PONZI schemer Simon Thebe-ea-khale must count himself among the luckiest criminals in the world.

After stealing the dreams and hopes of 300 000 mostly poor people, he still roams the streets with very peaceful freedom.

Yet fraudsters of his ilk are right where they belong: behind bars.

Incarcerated stockbroker Bernard Madoff, 72, is an example Thebe-ea-khale would be familiar with.

The American will not even outlive his 150-year jail sentence for defrauding thousands of investors of billions of dollars through his Ponzi scheme.

Such is the seriousness with which thieving and nefarious activities are treated elsewhere.

Yet here in Lesotho we are entertaining a travesty of justice.

Thebe-ea-khale is seen rather as a victim not the suspected fraudster that he should be.

One would have thought there was prima facie evidence for a criminal case against the MKM founder.

The High Court and Court of Appeal pointed to that as well when they ruled the Central Bank of Lesotho had not erred in shutting down his MKM for running illegal banking and insurance businesses.

The big question now is: why hasn’t Thebe-ea-khale faced criminal charges for hoodwinking thousands of people into believing they would become rich overnight by investing in his pyramid scheme?

And his apologists, clearly not ashamed of the way their hero fleeced poor people of their hard-earned life savings, even have the cheek to ask the government to bail out the Ponzi scheme!

Now even the liquidation case against MKM has been stalling in the courts time and again since the central bank shut down the nefarious scheme in November 2007.

First we had judges recusing themselves from the case either because they felt compromised or had been approached by people linked to MKM under shadowy circumstances.
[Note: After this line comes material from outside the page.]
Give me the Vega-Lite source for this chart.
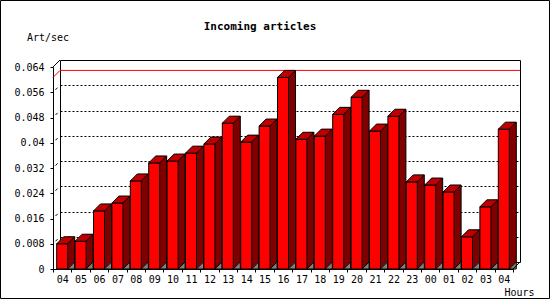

Others feared the case had been so politicised they risked their lives if they made a ruling other than what Thebe-ea-khale’s bootlickers expected.

Of course they want MKM, an illegal entity that took people’s money illegally, to have a second bite of the cherry.

They claim the beleaguered company is capable of fulfilling its make-believe obligations to a sixth of Lesotho’s 1.8 million people.

They also insist that a reputed audit firm got it all wrong when it reported MKM could not account for M300 million of the M400 million invested with the scheme.

But that’s neither here nor there.

If MKM can reimburse all its depositors the better.

What worries us is how the criminality of the whole issue is being ignored.

It does not help for the powers-that-be to behave like a cat on a hot tin roof when the crown has a very strong case against Thebe-ea-khale.

It’s not too late though for the state to do what would save the integrity of our judiciary and a government that touts fighting corruption and crime as one of its successes.